-- THE INPUT start --
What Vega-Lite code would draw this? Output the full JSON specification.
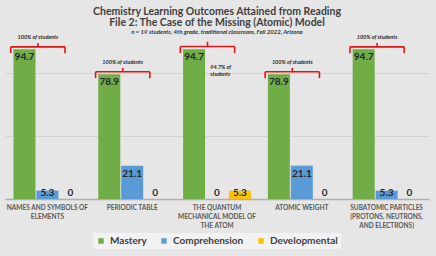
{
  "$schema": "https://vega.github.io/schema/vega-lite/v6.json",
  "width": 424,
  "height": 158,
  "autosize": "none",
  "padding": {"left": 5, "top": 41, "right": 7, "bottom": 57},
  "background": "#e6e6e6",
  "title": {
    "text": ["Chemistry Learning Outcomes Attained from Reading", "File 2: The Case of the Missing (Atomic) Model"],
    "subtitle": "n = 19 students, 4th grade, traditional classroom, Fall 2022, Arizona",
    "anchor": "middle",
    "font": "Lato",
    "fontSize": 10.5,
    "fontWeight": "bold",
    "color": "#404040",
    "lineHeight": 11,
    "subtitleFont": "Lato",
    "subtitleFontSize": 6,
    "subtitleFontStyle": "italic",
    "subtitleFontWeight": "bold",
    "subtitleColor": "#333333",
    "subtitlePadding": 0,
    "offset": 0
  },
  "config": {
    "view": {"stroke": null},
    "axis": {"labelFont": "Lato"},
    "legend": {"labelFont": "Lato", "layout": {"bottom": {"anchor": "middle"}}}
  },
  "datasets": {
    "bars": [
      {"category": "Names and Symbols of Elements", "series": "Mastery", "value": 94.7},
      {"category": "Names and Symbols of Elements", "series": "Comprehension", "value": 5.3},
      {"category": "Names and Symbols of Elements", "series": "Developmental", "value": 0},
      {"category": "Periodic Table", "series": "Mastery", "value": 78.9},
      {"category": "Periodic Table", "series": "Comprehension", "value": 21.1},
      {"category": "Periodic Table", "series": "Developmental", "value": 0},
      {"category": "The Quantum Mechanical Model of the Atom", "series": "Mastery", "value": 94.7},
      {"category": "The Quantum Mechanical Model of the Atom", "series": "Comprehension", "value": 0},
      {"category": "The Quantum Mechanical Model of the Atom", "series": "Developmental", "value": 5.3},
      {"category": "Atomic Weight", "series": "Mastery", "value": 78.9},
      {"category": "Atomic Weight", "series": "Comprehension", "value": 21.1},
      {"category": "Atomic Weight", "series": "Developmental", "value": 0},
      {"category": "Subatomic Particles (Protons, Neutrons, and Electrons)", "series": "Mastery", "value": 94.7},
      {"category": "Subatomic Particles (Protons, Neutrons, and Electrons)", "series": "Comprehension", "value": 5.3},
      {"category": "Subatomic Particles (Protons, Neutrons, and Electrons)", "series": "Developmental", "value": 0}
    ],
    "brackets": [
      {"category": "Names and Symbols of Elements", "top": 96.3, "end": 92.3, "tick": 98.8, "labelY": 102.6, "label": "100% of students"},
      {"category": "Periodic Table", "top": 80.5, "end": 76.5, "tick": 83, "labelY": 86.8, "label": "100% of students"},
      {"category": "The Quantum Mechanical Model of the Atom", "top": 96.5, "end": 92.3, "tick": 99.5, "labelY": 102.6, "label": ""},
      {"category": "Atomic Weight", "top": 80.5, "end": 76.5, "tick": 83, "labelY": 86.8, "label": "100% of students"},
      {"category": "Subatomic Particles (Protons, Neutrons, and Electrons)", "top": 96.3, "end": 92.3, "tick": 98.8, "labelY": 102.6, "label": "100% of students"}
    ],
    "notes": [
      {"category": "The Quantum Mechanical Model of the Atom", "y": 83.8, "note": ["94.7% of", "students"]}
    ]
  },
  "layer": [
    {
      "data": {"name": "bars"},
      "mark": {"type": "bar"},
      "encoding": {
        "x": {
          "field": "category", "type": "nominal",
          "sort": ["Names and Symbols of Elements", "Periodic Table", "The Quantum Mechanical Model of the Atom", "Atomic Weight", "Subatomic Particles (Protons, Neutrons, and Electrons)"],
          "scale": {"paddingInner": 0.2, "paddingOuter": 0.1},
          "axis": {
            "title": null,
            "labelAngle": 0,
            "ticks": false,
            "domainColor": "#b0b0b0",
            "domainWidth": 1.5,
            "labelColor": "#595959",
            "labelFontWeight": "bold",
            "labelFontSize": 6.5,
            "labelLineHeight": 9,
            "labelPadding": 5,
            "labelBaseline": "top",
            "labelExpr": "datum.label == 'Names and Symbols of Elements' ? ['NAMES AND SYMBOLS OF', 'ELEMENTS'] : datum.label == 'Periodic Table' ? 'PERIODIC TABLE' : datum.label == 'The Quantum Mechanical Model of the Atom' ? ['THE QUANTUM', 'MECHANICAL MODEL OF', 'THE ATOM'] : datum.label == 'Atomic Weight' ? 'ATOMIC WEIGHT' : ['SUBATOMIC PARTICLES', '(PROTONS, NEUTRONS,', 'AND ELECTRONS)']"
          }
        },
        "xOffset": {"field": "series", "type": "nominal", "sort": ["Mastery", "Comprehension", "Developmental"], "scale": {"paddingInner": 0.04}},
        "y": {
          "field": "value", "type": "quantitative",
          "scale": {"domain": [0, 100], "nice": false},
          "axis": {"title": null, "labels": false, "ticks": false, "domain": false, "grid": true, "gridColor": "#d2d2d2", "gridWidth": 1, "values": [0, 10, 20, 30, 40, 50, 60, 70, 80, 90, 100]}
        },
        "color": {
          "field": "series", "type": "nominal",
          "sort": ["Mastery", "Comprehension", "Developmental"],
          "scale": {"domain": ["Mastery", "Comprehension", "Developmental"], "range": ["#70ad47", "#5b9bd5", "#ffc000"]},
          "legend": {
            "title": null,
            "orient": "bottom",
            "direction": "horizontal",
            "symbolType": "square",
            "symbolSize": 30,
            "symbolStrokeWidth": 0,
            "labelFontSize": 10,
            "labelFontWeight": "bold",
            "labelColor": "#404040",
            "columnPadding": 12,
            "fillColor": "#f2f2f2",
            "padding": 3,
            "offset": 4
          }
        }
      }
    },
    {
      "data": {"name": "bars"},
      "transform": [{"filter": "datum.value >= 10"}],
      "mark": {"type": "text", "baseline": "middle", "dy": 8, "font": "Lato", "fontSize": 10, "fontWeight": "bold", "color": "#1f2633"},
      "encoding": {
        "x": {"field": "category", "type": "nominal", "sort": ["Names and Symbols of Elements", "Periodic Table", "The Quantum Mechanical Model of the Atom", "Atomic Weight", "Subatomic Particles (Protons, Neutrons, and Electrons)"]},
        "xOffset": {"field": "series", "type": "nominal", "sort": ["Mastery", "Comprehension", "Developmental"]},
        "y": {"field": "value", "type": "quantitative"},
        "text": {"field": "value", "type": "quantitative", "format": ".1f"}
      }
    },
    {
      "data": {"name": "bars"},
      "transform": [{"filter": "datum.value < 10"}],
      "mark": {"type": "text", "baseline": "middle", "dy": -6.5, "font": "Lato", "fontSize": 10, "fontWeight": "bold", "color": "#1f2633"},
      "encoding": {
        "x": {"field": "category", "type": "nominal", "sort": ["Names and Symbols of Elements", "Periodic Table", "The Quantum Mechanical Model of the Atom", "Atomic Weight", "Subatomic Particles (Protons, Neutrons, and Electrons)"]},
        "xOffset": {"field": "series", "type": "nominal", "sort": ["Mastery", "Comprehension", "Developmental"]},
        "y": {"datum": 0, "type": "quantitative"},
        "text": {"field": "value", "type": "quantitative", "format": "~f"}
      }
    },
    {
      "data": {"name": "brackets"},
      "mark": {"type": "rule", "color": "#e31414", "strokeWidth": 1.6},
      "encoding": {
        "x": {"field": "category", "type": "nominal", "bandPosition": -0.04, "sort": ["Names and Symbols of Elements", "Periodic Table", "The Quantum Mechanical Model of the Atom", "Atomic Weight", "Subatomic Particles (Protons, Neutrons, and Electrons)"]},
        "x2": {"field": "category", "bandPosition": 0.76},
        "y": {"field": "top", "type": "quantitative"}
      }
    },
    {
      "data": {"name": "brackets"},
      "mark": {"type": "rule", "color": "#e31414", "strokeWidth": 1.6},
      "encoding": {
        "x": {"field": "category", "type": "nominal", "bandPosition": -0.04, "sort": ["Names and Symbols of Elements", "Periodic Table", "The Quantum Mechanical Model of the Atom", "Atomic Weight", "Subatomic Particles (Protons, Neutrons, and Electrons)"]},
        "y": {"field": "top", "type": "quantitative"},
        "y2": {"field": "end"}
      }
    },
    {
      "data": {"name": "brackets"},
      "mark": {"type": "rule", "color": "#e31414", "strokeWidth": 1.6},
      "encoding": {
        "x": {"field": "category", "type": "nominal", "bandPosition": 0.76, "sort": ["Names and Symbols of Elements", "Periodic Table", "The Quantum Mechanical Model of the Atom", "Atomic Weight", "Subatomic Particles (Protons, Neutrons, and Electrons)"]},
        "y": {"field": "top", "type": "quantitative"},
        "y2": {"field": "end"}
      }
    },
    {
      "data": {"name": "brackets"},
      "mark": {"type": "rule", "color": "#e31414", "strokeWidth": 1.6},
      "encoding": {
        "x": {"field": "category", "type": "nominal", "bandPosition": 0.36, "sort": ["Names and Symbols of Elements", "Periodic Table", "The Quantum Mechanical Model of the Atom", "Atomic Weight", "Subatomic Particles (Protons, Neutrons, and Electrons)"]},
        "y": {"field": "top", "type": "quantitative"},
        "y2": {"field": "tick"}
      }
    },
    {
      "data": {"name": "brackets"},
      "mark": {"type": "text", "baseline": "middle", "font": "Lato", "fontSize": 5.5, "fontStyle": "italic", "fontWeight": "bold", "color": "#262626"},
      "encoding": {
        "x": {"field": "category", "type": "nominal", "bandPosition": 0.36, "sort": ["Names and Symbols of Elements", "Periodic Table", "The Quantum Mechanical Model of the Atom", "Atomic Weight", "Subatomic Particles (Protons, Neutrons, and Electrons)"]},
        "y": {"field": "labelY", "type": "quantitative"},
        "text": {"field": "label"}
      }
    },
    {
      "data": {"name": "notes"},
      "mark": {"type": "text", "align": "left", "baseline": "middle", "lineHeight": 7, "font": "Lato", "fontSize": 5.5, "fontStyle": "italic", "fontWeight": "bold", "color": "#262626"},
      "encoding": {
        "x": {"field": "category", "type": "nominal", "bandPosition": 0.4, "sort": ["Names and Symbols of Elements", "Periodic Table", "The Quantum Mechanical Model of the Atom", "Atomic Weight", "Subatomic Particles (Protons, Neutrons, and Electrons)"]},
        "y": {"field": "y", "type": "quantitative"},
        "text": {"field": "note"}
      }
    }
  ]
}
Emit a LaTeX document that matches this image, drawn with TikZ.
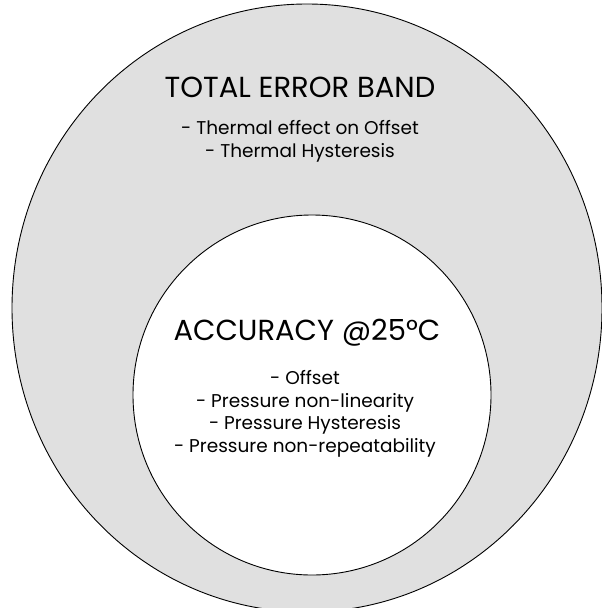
-- THE INPUT end --
EXERCISE INSTRUCTIONS: Above are the records. Identify each line that contains the word "this".

SOLUTION TO THE PROBLEM:
What Vega-Lite code would draw this? Output the full JSON specification.
Emit a LaTeX document that matches this image, drawn with TikZ.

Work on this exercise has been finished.